A federal judge in Arizona has struck down the Justice Department's attempt to access the state's detailed voter registration records, marking another legal defeat in the administration's push to collect sensitive information from dozens of states before the midterm elections.
US District Judge Susan Brnovich, a Trump appointee, ruled Tuesday that Arizona's voter rolls fall outside the scope of documents the Attorney General can request under federal law. The judge dismissed the lawsuit with prejudice, noting that any amendment would be legally futile.
Arizona Secretary of State Adrian Fontes hailed the decision as a victory for voter privacy. He resisted the Justice Department's requests from the start, and when officials announced the lawsuit on social media, he responded with blunt defiance: "In the meantime, pound sand."
The ruling extends a pattern of judicial rejection. At least six federal courts have now sided against the administration, with judges also blocking similar efforts in Rhode Island, California, Massachusetts, Michigan and Oregon. In Georgia, a lawsuit was dismissed for being filed in the wrong jurisdiction, prompting the government to refile.
Yet the administration has found willing partners elsewhere. At least 13 states have voluntarily handed over or agreed to provide detailed voter registration information, including Alaska, Arkansas, Indiana, Louisiana, Mississippi, Nebraska, Ohio, Oklahoma, South Carolina, South Dakota, Tennessee, Texas and Wyoming.
The data sought includes dates of birth, home addresses, driver's license numbers and partial social security numbers. The Justice Department has sued at least 30 states and the District of Columbia for access. Officials cited the National Voter Registration Act when pursuing the Arizona case, framing the request as part of a compliance investigation.
Court documents and reporting from other cases reveal the endgame. When Rhode Island litigated the issue, a Justice Department attorney disclosed that the information would be shared with the Department of Homeland Security to check citizenship status using a system called SAVE, or Systematic Alien Verification for Entitlements. The data already obtained from other states has reportedly been forwarded to Homeland Security.
The SAVE program uses the last four digits of a social security number to determine immigration status. But experts warn the system is unreliable. An analysis from the Brennan Center found that SAVE relies on outdated or incomplete information, raising the risk of erroneous voter purges that could disenfranchise eligible voters. The system has also incorrectly flagged legal voters as noncitizens.
Voter fraud remains exceedingly rare. Even data screened through SAVE shows minimal violations across tens of millions of voters.
Analysts and election officials question the stated purpose of the effort. David Becker, executive director of the Center for Election Innovation and Research, said in January that the campaign appears designed to amplify false narratives about election integrity rather than address genuine problems. "The federal government does not have the right to collect information on hundreds of millions of American voters unless Congress has authorized it," he said. "This appears to be more focused on preparation for elections that candidates aligned with the president might lose."

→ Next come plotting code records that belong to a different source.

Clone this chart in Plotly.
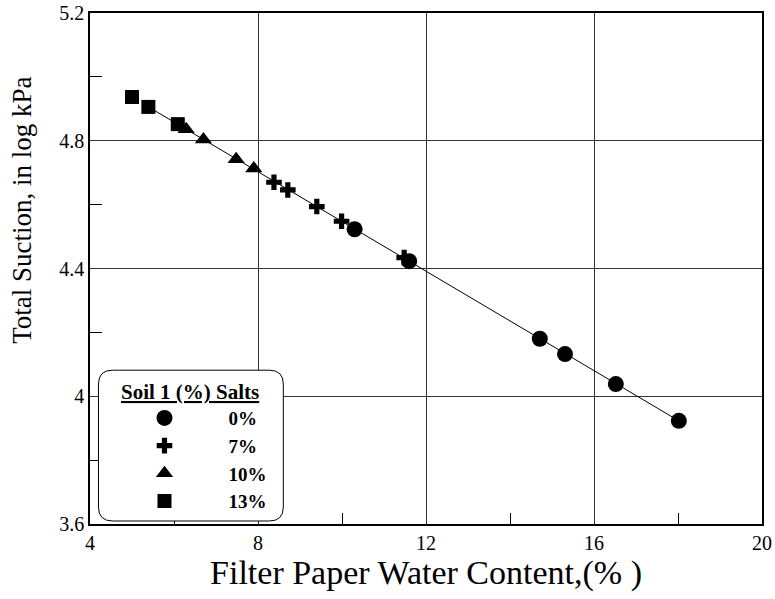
import plotly.graph_objects as go

# Данные
salt_0_x = [10.30, 11.60, 14.71, 15.31, 16.52, 18.02]
salt_0_y = [4.523, 4.423, 4.180, 4.132, 4.038, 3.923]

salt_7_x = [8.38, 8.71, 9.40, 9.99, 11.48]
salt_7_y = [4.670, 4.646, 4.594, 4.548, 4.434]

salt_10_x = [6.29, 6.70, 7.48, 7.90]
salt_10_y = [4.836, 4.804, 4.742, 4.713]

salt_13_x = [5.00, 5.39, 6.09]
salt_13_y = [4.937, 4.906, 4.852]

fit_x = [5.39, 18.02]
fit_y = [4.906, 3.923]

series_names = ['0%', '7%', '10%', '13%']

FONT = 'Liberation Serif'

fig = go.Figure()

# Линия аппроксимации
fig.add_trace(go.Scatter(
    x=fit_x, y=fit_y,
    mode='lines', showlegend=False,
    line=dict(color='black', width=1)
))

series = [
    (salt_0_x, salt_0_y, 'circle', 16),
    (salt_7_x, salt_7_y, 'cross', 13),
    (salt_10_x, salt_10_y, 'triangle-up', 15),
    (salt_13_x, salt_13_y, 'square', 14),
]

for name, (xs, ys, symbol, size) in zip(series_names, series):
    fig.add_trace(go.Scatter(
        x=xs, y=ys,
        mode='markers', name=f'<b>{name}</b>',
        marker=dict(symbol=symbol, size=size, color='black',
                    line=dict(width=0))
    ))

# Рамка легенды со скруглёнными углами
x0, x1, y0, y1 = 0.0126, 0.2877, 0.0059, 0.301
rx, ry = 0.0208, 0.0274
path = (f'M {x0 + rx},{y0} L {x1 - rx},{y0} Q {x1},{y0} {x1},{y0 + ry} '
        f'L {x1},{y1 - ry} Q {x1},{y1} {x1 - rx},{y1} '
        f'L {x0 + rx},{y1} Q {x0},{y1} {x0},{y1 - ry} '
        f'L {x0},{y0 + ry} Q {x0},{y0} {x0 + rx},{y0} Z')
fig.add_shape(type='path', path=path, xref='paper', yref='paper',
              fillcolor='white', line=dict(color='black', width=1),
              layer='above')

fig.add_annotation(
    x=0.1494, y=0.258, xref='paper', yref='paper',
    text='<b><u>Soil 1 (%) Salts</u></b>', showarrow=False,
    font=dict(family=FONT, size=21, color='black'),
    xanchor='center', yanchor='middle'
)

# Подпись оси Y (смещена вверх, как в оригинале)
fig.add_annotation(
    x=-0.1004, y=0.614, xref='paper', yref='paper',
    text='Total Suction, in log kPa', showarrow=False, textangle=-90,
    font=dict(family=FONT, size=27, color='black'),
    xanchor='center', yanchor='middle'
)

axis_common = dict(
    showline=True, linecolor='black', linewidth=1.5, mirror=True,
    showgrid=True, gridcolor='#333333', gridwidth=1,
    zeroline=False, ticks='', automargin=False,
    tickfont=dict(family=FONT, size=20, color='black'),
)

fig.update_xaxes(
    range=[4, 20], dtick=4, tick0=4,
    minor=dict(ticks='inside', ticklen=11, dtick=2, tick0=4,
               tickcolor='black', showgrid=False),
    title=dict(text='Filter Paper Water Content,(% )',
               font=dict(family=FONT, size=34, color='black'), standoff=4),
    **axis_common
)

fig.update_yaxes(
    range=[3.6, 5.2], dtick=0.4, tick0=3.6,
    tickvals=[3.6, 4.0, 4.4, 4.8, 5.2],
    ticktext=['3.6', '4', '4.4', '4.8', '5.2'],
    minor=dict(ticks='inside', ticklen=12, tickvals=[3.8, 4.2, 4.6, 5.0],
               tickcolor='black', showgrid=False),
    **axis_common
)

fig.update_layout(
    width=775, height=599,
    margin=dict(l=89.5, r=13, t=12.5, b=75),
    plot_bgcolor='white', paper_bgcolor='white',
    showlegend=True,
    legend=dict(
        x=0.0156, y=0.2444, xanchor='left', yanchor='top',
        bgcolor='rgba(0,0,0,0)', borderwidth=0,
        itemwidth=118,
        font=dict(family=FONT, size=19, color='black'),
    ),
    font=dict(family=FONT, color='black'),
)

fig.write_html('out.html', config={'displayModeBar': False},
               post_script="document.body.style.margin='0';"
                           "document.body.style.overflow='hidden';")
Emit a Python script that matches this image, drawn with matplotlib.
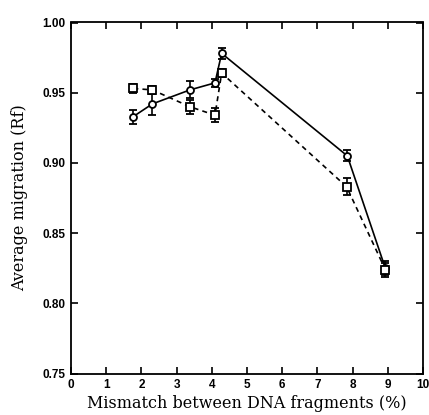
import matplotlib
matplotlib.use("Agg")
import matplotlib.pyplot as plt

# Данные: несоответствие (%) и средняя миграция (Rf)
circ_x = [1.77, 2.31, 3.38, 4.09, 4.28, 7.85, 8.93]
circ_y = [0.933, 0.942, 0.952, 0.957, 0.978, 0.905, 0.825]
circ_err = [0.005, 0.008, 0.006, 0.003, 0.004, 0.004, 0.005]

sq_x = [1.77, 2.31, 3.38, 4.09, 4.28, 7.83, 8.93]
sq_y = [0.953, 0.952, 0.940, 0.934, 0.964, 0.883, 0.824]
sq_err = [0.003, 0.003, 0.005, 0.005, 0.003, 0.006, 0.005]

x_ticks = list(range(0, 11))
y_ticks = [0.75, 0.80, 0.85, 0.90, 0.95, 1.00]

fig = plt.figure(figsize=(4.29, 4.15), dpi=100)
ax = fig.add_axes([71 / 429, 1 - 373.5 / 415, 352 / 429, 351 / 415])

# Линия с кружками
ax.errorbar(circ_x, circ_y, yerr=circ_err, color="black", linestyle="-", linewidth=1.2,
            marker="o", markersize=5, markerfacecolor="white", markeredgecolor="black",
            markeredgewidth=1.3, capsize=3, elinewidth=1.2, capthick=1.2, zorder=3)
# Пунктир с квадратами
ax.errorbar(sq_x, sq_y, yerr=sq_err, color="black", linestyle=(0, (3, 2.5)), linewidth=1.2,
            marker="s", markersize=5.5, markerfacecolor="white", markeredgecolor="black",
            markeredgewidth=1.3, capsize=3, elinewidth=1.2, capthick=1.2, zorder=3)

ax.set_xlim(0, 10)
ax.set_ylim(0.75, 1.00)
ax.set_xticks(x_ticks)
ax.set_yticks(y_ticks)
ax.set_xticklabels([str(t) for t in x_ticks], fontsize=8.5, fontweight="bold", family="Liberation Sans")
ax.set_yticklabels([f"{t:.2f}" for t in y_ticks], fontsize=8.5, fontweight="bold", family="Liberation Sans")
ax.tick_params(direction="in", top=True, right=True, length=5, width=1.2, pad=4)
for s in ax.spines.values():
    s.set_linewidth(1.3)

ax.set_xlabel("Mismatch between DNA fragments (%)", fontsize=11.5, family="DejaVu Serif", labelpad=3)
ax.set_ylabel("Average migration (Rf)", fontsize=11.5, family="DejaVu Serif", labelpad=10)

fig.savefig("out.png", dpi=100)
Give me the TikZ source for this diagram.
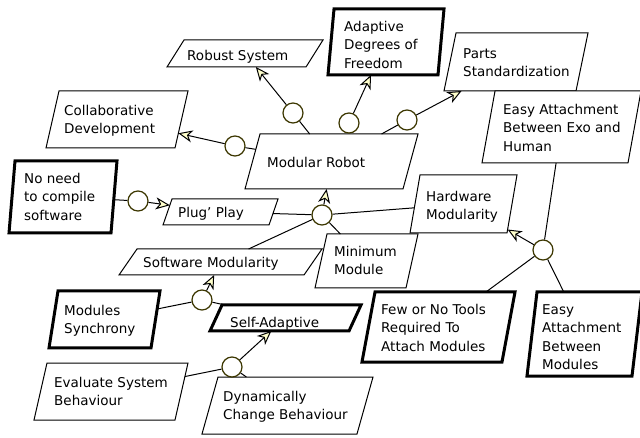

The Constitution reserves voter roll management to individual states, a principle reinforced by the National Voter Registration Act of 1993, which requires only that states make reasonable efforts to keep ineligible voters off the rolls.
Author James Rodriguez: "The courts are holding the line on voter privacy, but the administration's success in pressuring over a dozen states to fork over sensitive data shows how fragile that protection really is."